Entregar las armas

Juan David Ochoa
10 de junio de 2017 - 02:00 a. m.

La noticia tiene el tono espectacular y efectista que merece: las Farc, la guerrilla más antigua de Latinoamérica y la más procaz, la más viciada, la más salvaje y estructurada entre los movimientos insurgentes del continente, entregan las armas. Tiene todo el contexto y la relevancia para que sea una novedad ante los medios y el mundo, pero no es estrictamente una novedad, ni una primicia, ni un suceso que merezca el asombro. Este país de plomo y muertos ha visto desfilar cuatro movimientos guerrilleros con causas y contextos distintos, aunque la historia parezca unificada en el mismo viejo discurso del choque entre el comunismo y el modelo tradicional.

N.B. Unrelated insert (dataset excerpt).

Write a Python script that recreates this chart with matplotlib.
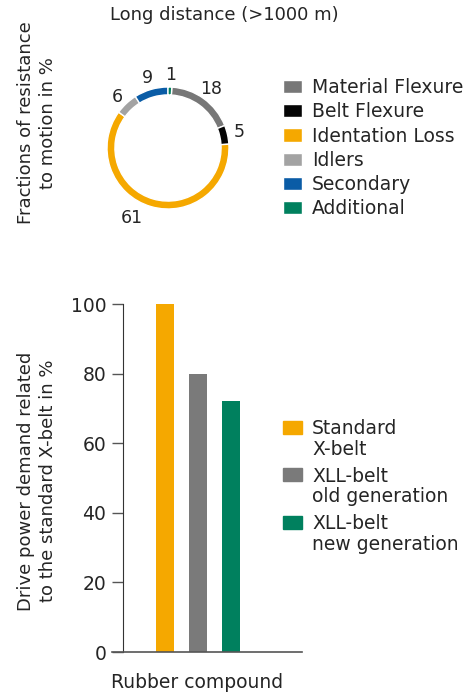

Epl, Eln, Farc, M-19, movimientos unificados en un nombre, Quintín Lame, y los antiguos nichos desestructurados de las guerrillas liberales que empezaban a dejar ver el tamaño histórico del monstruo con los primeros ataques de las cuadrillas del llano.

Cuando el Estado reaccionó, sus espejos de infamia ya no tenían retorno. Sus mismos vástagos radicalizados en veneno estaban ocultos en la selva manejada a su antojo para morder y hacerse estallar aunque estallaran las causas y se perdieran en la tempestad. Pero la historia es larga y enrevesada, y entre el pesimismo de la opinión, las guerrillas perdidas en el tiempo también se desarmaron. Lo hicieron los 300 campesinos de Guadalupe Salcedo en el 53, cuando Rojas Pinilla abrió los portones de la tradición después de un indulto que beneficiaba, otra vez pero en otra era y otro espacio, a todos los sectores del conflicto: liberales, conservadores y paramilitares.  Después del desfile de la entrega de armas de los rebelados, y del aplauso nacional, y del optimismo por la conciliación definitiva, los mataron a todos. Y ese mismo desfile y esa misma tradición de atraer para firmar y traicionar con disparos fue la misma por otras décadas de otros contextos y otras causas que ya no tenían arquetipos en el tiempo porque la humareda de la pólvora y la montaña de los muertos no dejaban ver. Así, en la misma secuencia de una tradición de traiciones, cayó Pizarro León 30 años después mientras hacía campaña confiando en las firmas del Estado, y todos los nombres del partido que representaba la transición de otro conflicto bajo las órdenes de una masacre estatal tildada con sorna: El Baile Rojo.

No es una novedad la dejación y la entrega de armas de un grupo insurgente en esta historia de conflictos y desarmes, aunque merezca de nuevo un optimismo aun con el peso de una paranoia monumental.

Las Farc, aun entre dilataciones y falacias retóricas, han entregado 2.300 armas, el 30 % de un arsenal que tuvo dueño propio y simbólico por medio siglo. Y el Estado, dueño del mando, de la vigilancia y de la oficialidad de su supremacía, ha reconocido sus errores históricos por enésima vez, y ha jurado de nuevo respetar el lenguaje y el futuro de los desarmados. Del mismo Estado dependerá, una vez más, la fragilidad entre el fracaso incurable y la mínima decencia.